Thank you, Richard. Customer confidence remains high as our consolidated backlog was $41.2 million as of June 30, 2024. We expect to deliver our strong backlog over the course of the next one to three fiscal years with gross margin expansion. We will continue to focus on tactical execution and risk mitigation. driving both subsidiaries to fully comprehend, successfully manage, and successfully meet customer expectations, enabling continuous recapture and continuous retention of customer confidence. We can all clearly see the positive results of this focus, evidenced by the continued high customer confidence, which enables us to maintain a strong backlog. We remain highly focused on cash management, a critical piece of risk mitigation, and continue to manage and control expenses, capital expenditures, customer advances, progress billings, and final invoicing at shipment. We have maintained two sequential quarters of positive operating cash flow. As Richard noted, our debt has been reclassified as current or due in less than one year. For those on the call who may not be very familiar with our company, Tech Precision is a custom manufacturer of precision large-scale fabricated components and precision large-scale machined metal structural components. The components that we manufacture are customer designed. We sell to customers in two main industry sectors, defense, and precision industrial markets. Tech Precision is proud and honored to serve the United States defense industry, specifically naval submarine manufacturing through our Raynor subsidiary and military aircraft manufacturing through our STATCO subsidiary.
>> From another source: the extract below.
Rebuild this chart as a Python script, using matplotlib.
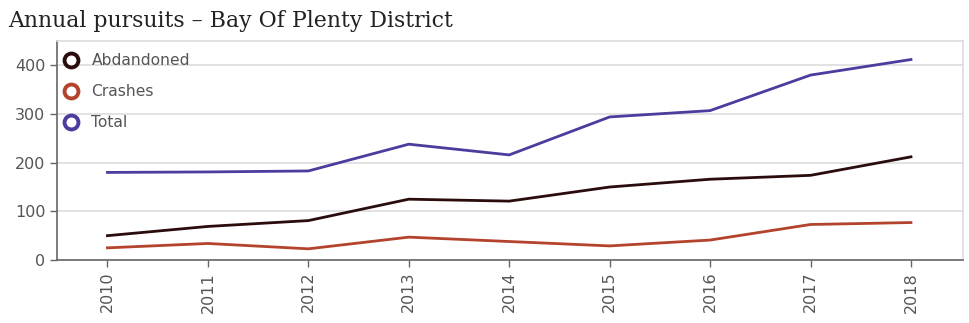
import matplotlib.pyplot as plt
from matplotlib.lines import Line2D

years = [2010, 2011, 2012, 2013, 2014, 2015, 2016, 2017, 2018]
abandoned = [50, 69, 81, 125, 121, 150, 166, 174, 212]
crashes = [25, 34, 23, 47, 38, 29, 41, 73, 77]
total = [180, 181, 183, 238, 216, 294, 307, 380, 412]

series_names = ['Abdandoned', 'Crashes', 'Total']
colors = ['#2a0c0c', '#b3432c', '#4b3c9e']

fig = plt.figure(figsize=(9.7, 3.23), dpi=100)
ax = fig.add_axes([0.059, 0.195, 0.934, 0.678])

for vals, c in zip([abandoned, crashes, total], colors):
    ax.plot(years, vals, color=c, lw=2, solid_joinstyle='miter')

ax.set_xlim(2009.5, 2018.52)
ax.set_ylim(0, 450)
ax.set_yticks([0, 100, 200, 300, 400])
ax.set_xticks(years)
ax.set_xticklabels([str(y) for y in years], rotation=90)
ax.yaxis.grid(True, color='#dddddd', lw=1.2)
ax.set_axisbelow(True)

for s in ['top', 'right']:
    ax.spines[s].set_color('#dddddd')
    ax.spines[s].set_linewidth(1.2)
for s in ['left', 'bottom']:
    ax.spines[s].set_color('#666666')
    ax.spines[s].set_linewidth(1.2)
ax.tick_params(colors='#666666', labelcolor='#555555', labelsize=11.5, length=5, width=1)

# hollow ring markers for the legend
handles = [Line2D([], [], ls='none', marker='o', ms=10, mfc='white', mec=c, mew=2.8) for c in colors]
leg = ax.legend(handles, series_names, loc='upper left', frameon=False, fontsize=11.2,
                handlelength=1.0, handletextpad=0.8, labelspacing=1.02,
                borderpad=0.2, borderaxespad=0.2, bbox_to_anchor=(0.0, 0.972))
for t in leg.get_texts():
    t.set_color('#555555')

fig.text(0.008, 0.935, 'Annual pursuits \u2013 Bay Of Plenty District', family='DejaVu Serif',
         fontsize=15.8, color='#222222', va='center', ha='left')

fig.savefig('out.png', dpi=100, facecolor='white')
We aim to secure and maintain enduring partnerships with our customers. Overall, In both the Raynor and the STADCO subsidiaries, we continue to see meaningful opportunities in our defense sector as evidenced by the strength of our backlog. We are encouraged by the prospects for growing our revenue and increasing profitability in future quarters. Thank you and have a good day.

speaker
Operator

Thank you. This does conclude today's conference. You may disconnect and thank you for your participation.